HAYDEN HOLLINGSWORTH: A Super Distraction

Hayden Hollingsworth

When times are really tough it is sometimes helpful to scout around for something to relieve the unremitting angst of real life.  Few would argue that we are caught in such a maelstrom.  Even the die-hard believers are beginning to have their credulity stretched to the breaking point.  Fortunately, we are provided with the most orchestrated of events: Super Bowl LI.

By the time we are reading this, the results will be old news.  The winner (likely the Patriots) will be inscribed in the pantheon of the powerful but the fan who watches the game only because it is the most highly-hyped day in sport, by the Ides of March will not able to recall who even played.  Still we can hope for a day when the current miseries of the news are put on the back burner.

For those who are less enthralled with football than your average citizen, the event is still worth watching.  Everyone knows that Madison Avenue has been working frantically to roll out an earth-shaking ad.  It is amusing to keep your own score care.  It does require some recording skills and close attention since the sequence of ads changes every 30 seconds, so seamlessly that if one is not paying attention you will be confused as to the message the conjoined ads are attempting to deliver.

I recall some years ago, there was one ad that never mentioned what it was promoting.  I wonder if the stockholders in whatever company placed the ad felt they had gotten a million dollars’ worth of benefit for their anonymous foray into the forest of competing ads.

Budweiser has often been deemed the winner of the ad sweepstakes which are covered with more zest than the game on the following Monday.  I think it’s largely because everyone loves those achingly graceful Percherons.

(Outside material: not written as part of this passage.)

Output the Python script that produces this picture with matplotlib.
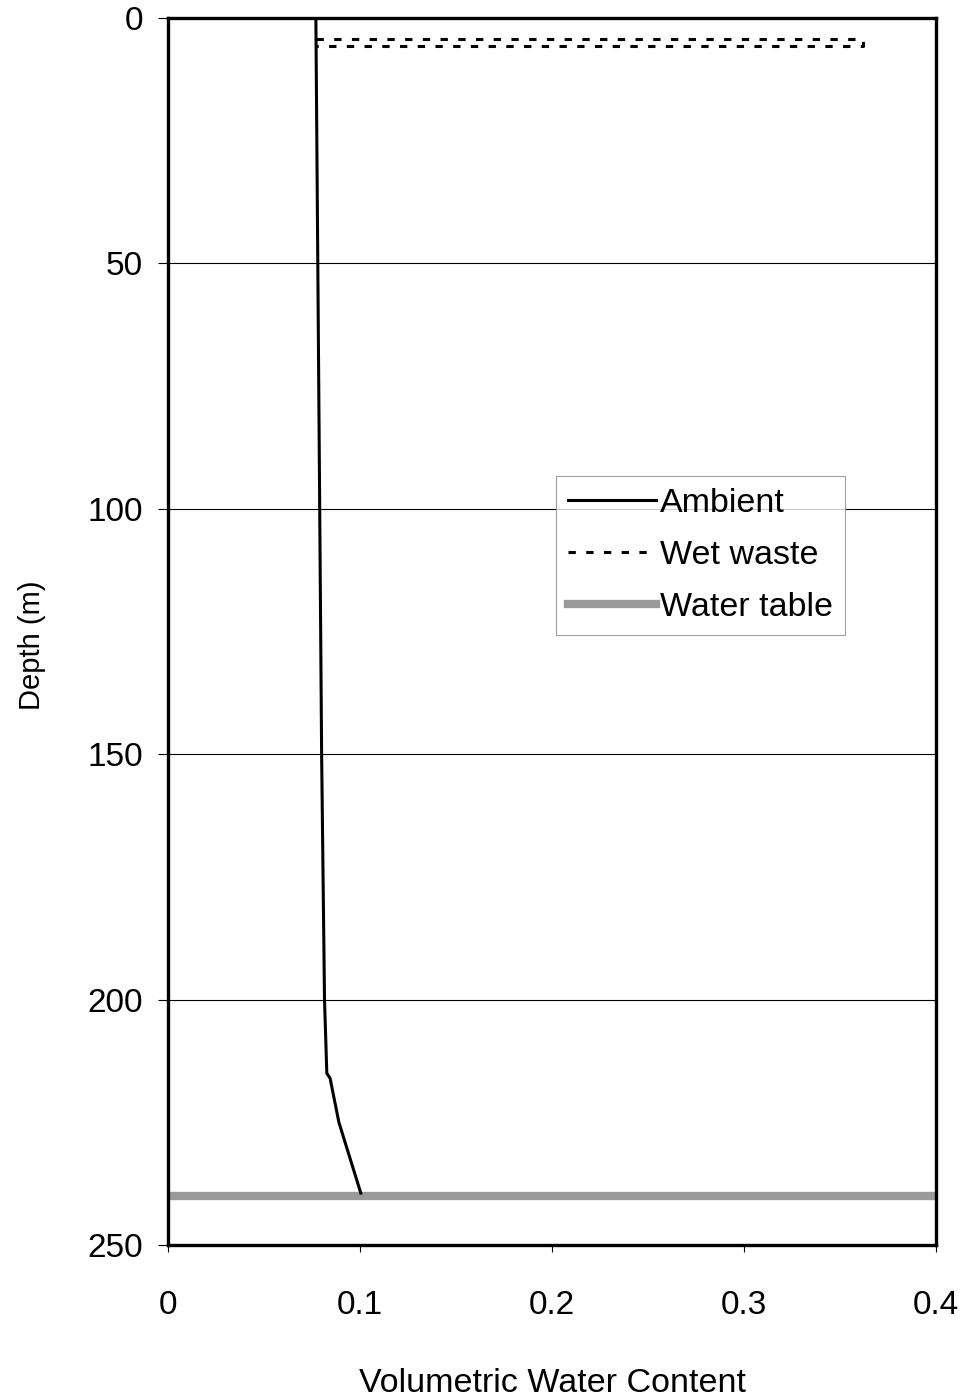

Then there is the halftime show.  Discovering the theme is sometimes a challenge equaling that of code-breaking but several things will be there for certain:  It will be loud, it will involve a thousand or more performers, and it will be long.

This must put undue stress of the coaching staff of the teams.  To pump up your team, particularly if they are being romped upon, would tax the oratory of William Jennings Bryan.  It will take a lot more than Knute Rockne’s, “Let’s win one for the Gipper.”  In the current political climate most of us can recall who the Gipper was and wish he was still with us.

Of all the half-time extravaganzas only two stand out in my mind.  We all remember Justin Timberlake and Janet Jackson’s 2008 performance:  The famous “Wardrobe Malfunction.”

A few may even recall the preamble to the stripping: “I’m gonna to have you nekkid in 30 seconds,” or something akin to that.  The term “Wardrobe Malfunction” takes its place in the lexicon of malapropisms with “Alternative Fact.”

The truly memorable performance came in 1991 at Super Bowl XXV.  It was days before the beginning of Desert Storm and a tyke of six years old belted out “You Are My Hero,” as jets flew over the stadium.  The line “You are the wind beneath my wings” took on a special meaning.  That was the first half time show where politics entered.

The game will be remarkable in many ways, regardless of whoever wins.  If nothing else it will be diverting and there’s something to say for that!

P.S.  In the words of the erstwhile Brooklyn Dodgers, the Falcons might well say, “Just wait until next year.”